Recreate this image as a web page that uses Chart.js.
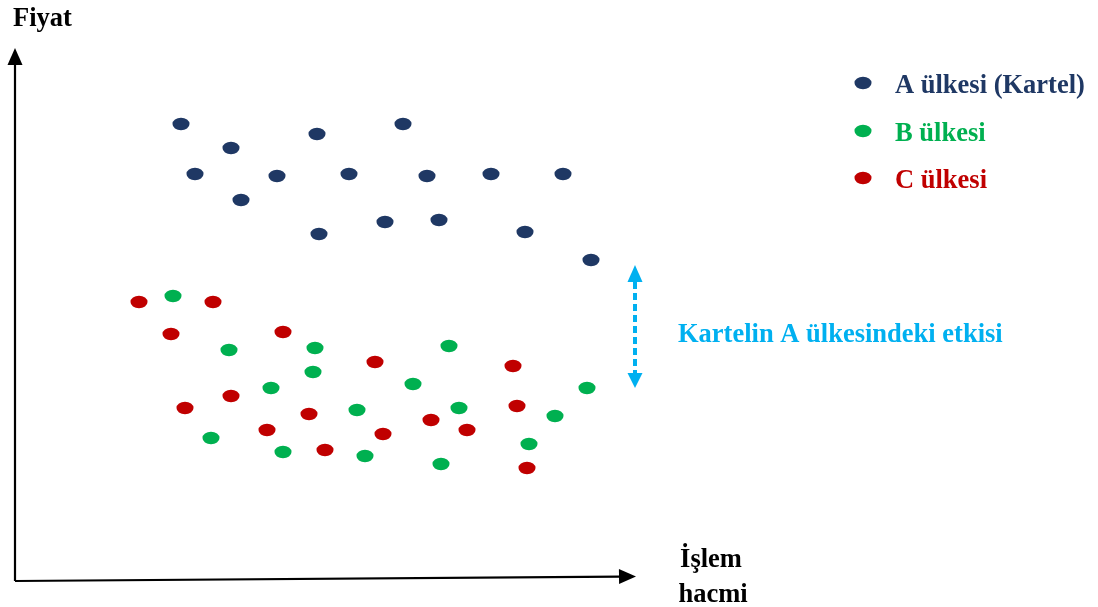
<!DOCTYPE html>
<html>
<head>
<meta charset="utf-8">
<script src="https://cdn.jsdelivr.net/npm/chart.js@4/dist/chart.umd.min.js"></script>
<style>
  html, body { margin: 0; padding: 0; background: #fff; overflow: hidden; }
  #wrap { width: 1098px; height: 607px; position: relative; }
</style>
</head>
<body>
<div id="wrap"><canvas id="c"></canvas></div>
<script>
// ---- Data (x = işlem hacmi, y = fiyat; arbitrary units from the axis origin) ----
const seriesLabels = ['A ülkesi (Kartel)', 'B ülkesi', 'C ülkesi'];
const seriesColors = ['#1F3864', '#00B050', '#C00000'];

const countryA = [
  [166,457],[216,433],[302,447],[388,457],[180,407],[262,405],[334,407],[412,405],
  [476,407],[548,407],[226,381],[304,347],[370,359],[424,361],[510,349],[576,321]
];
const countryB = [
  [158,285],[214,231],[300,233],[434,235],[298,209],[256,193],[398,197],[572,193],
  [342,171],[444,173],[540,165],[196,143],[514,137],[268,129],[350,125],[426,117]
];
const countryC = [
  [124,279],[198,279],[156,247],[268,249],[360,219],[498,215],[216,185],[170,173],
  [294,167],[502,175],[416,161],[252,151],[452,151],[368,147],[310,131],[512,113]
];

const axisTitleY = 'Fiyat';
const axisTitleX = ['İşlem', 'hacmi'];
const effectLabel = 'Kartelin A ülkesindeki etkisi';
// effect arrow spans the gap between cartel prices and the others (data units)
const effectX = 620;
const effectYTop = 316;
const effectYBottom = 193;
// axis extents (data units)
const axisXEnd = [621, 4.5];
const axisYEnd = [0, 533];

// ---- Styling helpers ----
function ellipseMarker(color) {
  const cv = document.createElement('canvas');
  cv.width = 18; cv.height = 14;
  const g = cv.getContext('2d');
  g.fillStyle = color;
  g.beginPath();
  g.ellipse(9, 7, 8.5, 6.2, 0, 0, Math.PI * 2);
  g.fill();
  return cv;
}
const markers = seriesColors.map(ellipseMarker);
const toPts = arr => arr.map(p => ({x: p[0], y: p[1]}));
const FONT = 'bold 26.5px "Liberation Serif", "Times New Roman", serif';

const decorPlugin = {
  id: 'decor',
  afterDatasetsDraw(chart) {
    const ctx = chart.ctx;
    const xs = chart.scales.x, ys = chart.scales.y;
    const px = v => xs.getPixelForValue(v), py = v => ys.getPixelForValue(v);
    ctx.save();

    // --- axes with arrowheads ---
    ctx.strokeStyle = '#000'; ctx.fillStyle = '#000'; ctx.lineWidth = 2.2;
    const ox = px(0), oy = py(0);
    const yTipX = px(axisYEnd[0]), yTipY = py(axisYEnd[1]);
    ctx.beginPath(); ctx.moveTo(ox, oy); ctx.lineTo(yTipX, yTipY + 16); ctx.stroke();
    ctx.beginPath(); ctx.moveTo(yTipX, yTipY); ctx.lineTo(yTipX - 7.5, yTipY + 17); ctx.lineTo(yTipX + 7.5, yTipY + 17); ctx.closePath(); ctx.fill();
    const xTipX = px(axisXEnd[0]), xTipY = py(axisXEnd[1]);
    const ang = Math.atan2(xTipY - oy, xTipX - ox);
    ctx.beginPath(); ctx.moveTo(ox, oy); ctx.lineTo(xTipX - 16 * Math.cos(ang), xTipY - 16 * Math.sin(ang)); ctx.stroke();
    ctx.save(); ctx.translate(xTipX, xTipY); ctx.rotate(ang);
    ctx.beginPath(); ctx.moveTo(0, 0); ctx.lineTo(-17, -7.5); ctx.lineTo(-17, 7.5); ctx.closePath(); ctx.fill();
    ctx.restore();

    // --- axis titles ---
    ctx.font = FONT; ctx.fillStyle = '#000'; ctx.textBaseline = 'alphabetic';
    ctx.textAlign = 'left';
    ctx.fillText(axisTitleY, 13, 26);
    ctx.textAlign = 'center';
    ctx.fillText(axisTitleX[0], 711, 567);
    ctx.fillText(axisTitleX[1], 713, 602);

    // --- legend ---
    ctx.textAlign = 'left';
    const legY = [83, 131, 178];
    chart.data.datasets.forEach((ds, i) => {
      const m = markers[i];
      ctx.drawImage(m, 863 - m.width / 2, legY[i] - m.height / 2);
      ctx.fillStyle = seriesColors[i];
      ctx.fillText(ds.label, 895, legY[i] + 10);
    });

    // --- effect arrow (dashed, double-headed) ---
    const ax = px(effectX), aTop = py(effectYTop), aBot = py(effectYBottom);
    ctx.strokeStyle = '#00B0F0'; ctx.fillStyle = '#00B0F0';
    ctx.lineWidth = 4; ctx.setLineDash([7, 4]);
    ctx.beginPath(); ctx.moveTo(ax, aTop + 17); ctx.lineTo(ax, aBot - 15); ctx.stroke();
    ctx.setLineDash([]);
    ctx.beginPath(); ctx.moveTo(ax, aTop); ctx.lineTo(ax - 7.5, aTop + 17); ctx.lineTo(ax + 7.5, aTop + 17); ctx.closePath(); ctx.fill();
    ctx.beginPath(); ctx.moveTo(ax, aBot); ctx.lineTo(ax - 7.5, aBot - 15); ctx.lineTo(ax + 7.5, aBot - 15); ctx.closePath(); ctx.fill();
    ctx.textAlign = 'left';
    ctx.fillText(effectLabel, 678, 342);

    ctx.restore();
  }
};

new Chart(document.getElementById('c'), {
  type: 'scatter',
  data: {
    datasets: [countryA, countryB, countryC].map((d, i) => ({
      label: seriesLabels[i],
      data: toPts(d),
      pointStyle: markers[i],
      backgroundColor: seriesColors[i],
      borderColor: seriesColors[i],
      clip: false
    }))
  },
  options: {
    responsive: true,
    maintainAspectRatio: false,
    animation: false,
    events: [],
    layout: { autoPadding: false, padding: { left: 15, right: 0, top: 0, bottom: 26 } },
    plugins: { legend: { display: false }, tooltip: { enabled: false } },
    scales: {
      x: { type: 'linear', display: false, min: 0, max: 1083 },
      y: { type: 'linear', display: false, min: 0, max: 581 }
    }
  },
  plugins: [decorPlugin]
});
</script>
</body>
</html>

------------------------------------------------------------------------

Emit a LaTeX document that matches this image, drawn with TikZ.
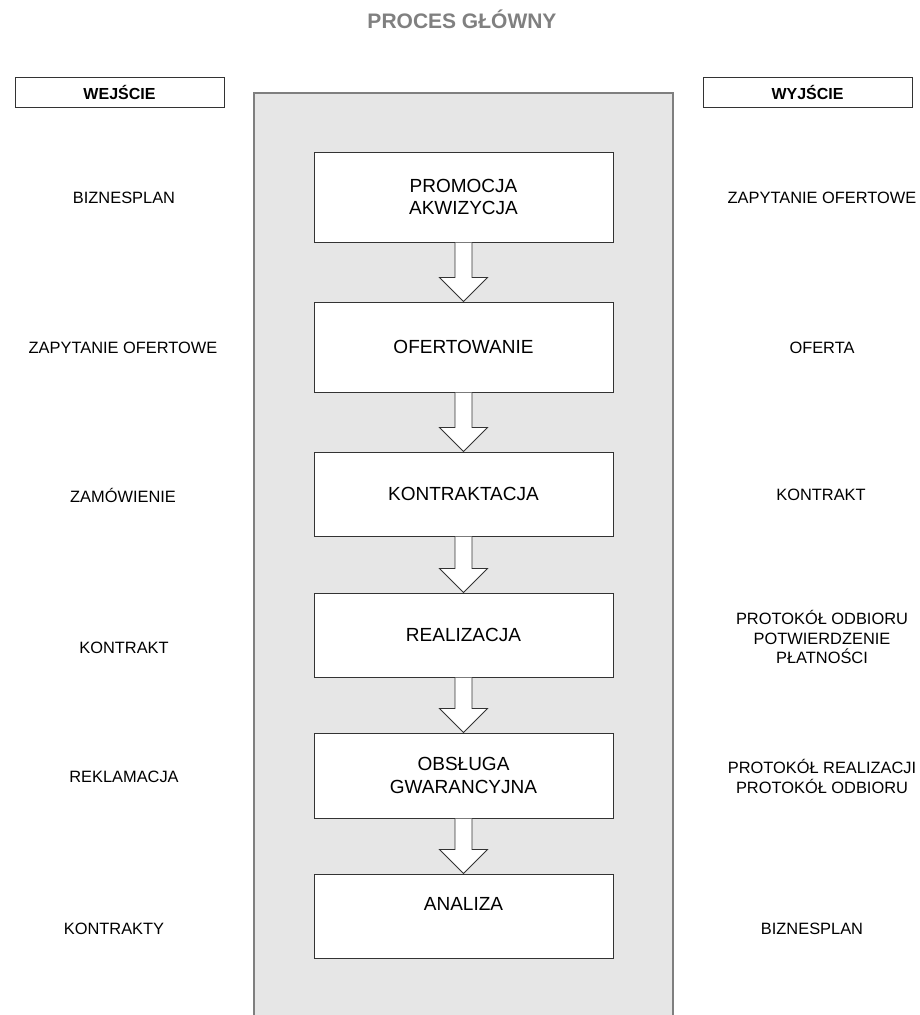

------------------------------------------------------------------------

What needs to be done → Out of the material above, gather each line where "with" appears.

Solution to the problem →
    // --- axes with arrowheads ---
Emit a LaTeX document that matches this image, drawn with TikZ.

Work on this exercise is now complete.